A Mystery Surrounds Deadly Fire In Detroit

There are a lot of things Rita Price doesn't know about Monday morning.


There are a lot of things Rita Price doesn't know about Monday morning.

She doesn't know how a bowling ball flew through a window of her family's house in the 12000 block of Washburn Avenue in Detroit and landed in the basement.

And she doesn't know what started the fire that killed her daughter, 26-year-old Mystanika Robinson.

But there is one thing Price does know: Six of her grandchildren will go to sleep tonight without their mother.

Detroit Fire Lt. Kwaku Atara said the blaze that charred half of the red brick and wood house was caused by careless smoking.

According to Price, 10-year-old Christopher, Robinson's oldest son, woke up about 5:30 a.m. after he heard a crash and smelled smoke. The boy was sleeping in bed with his mother and two of his siblings. He couldn't wake his mother, but did wake his siblings and his grandmother.
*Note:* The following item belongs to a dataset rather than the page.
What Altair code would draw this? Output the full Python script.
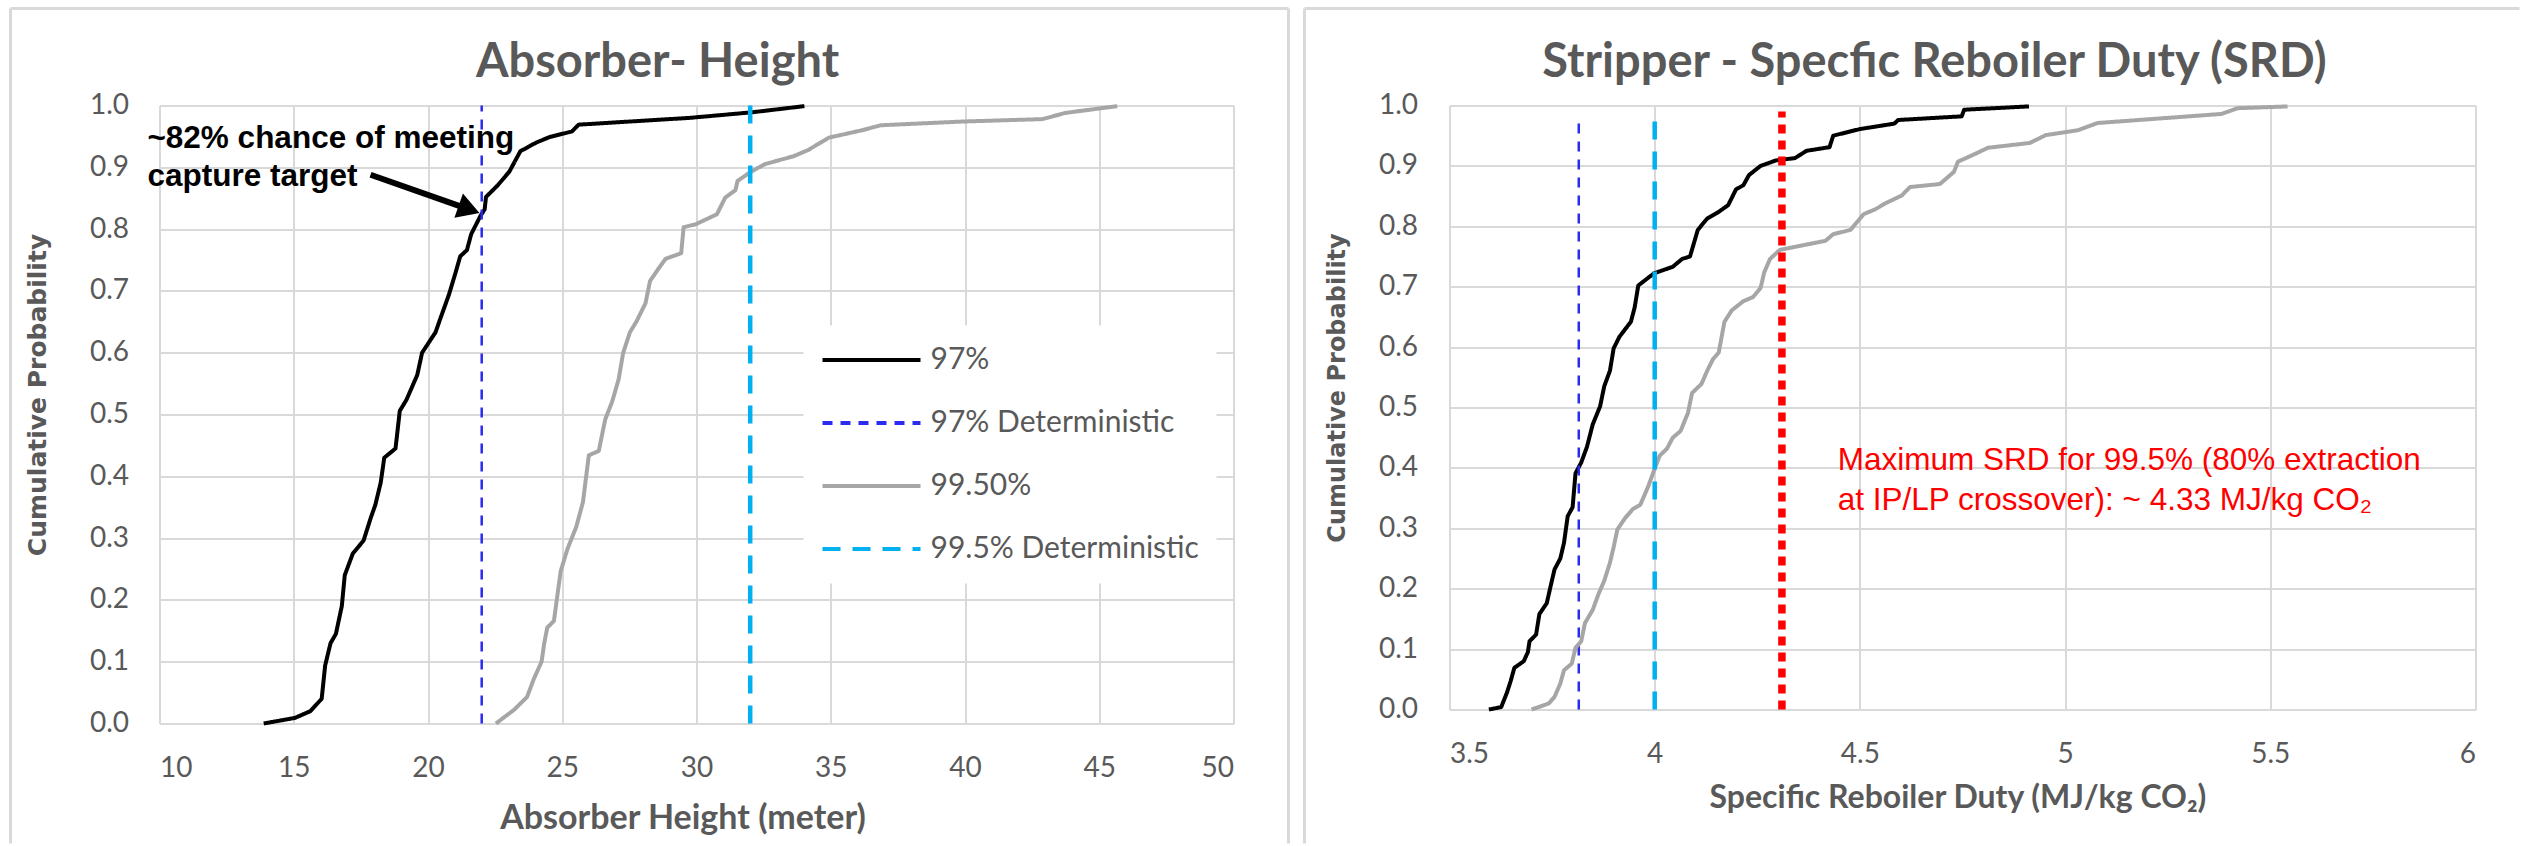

The house has two smoke detectors, Atara said, but neither of them worked.

Price said she went into her daughter's burning room to try to save her. When she tugged at her daughter's leg, Robinson didn't move.

"I tried to save my daughter, but she was already engulfed in flames," Price said, adding that she received burns on her right hand from the effort.

Eight people lived in the house in northwest Detroit: Robinson, her six children, ages 11 months to 10 years, and Price, 46.

Price said she doesn't believe the fire was an accident.

Price pointed to a basement window she said was broken with a bowling ball and a purse she said was taken from her daughter's room, its contents strewn across the backyard.

"Whoever did it came through that window, did what they had to do and went out the back door," she said.

But Atara said investigators found no reason to suspect foul play.

"The arson dog was brought out to see if there were any flammable liquids used," he said. "There were no flammable liquids."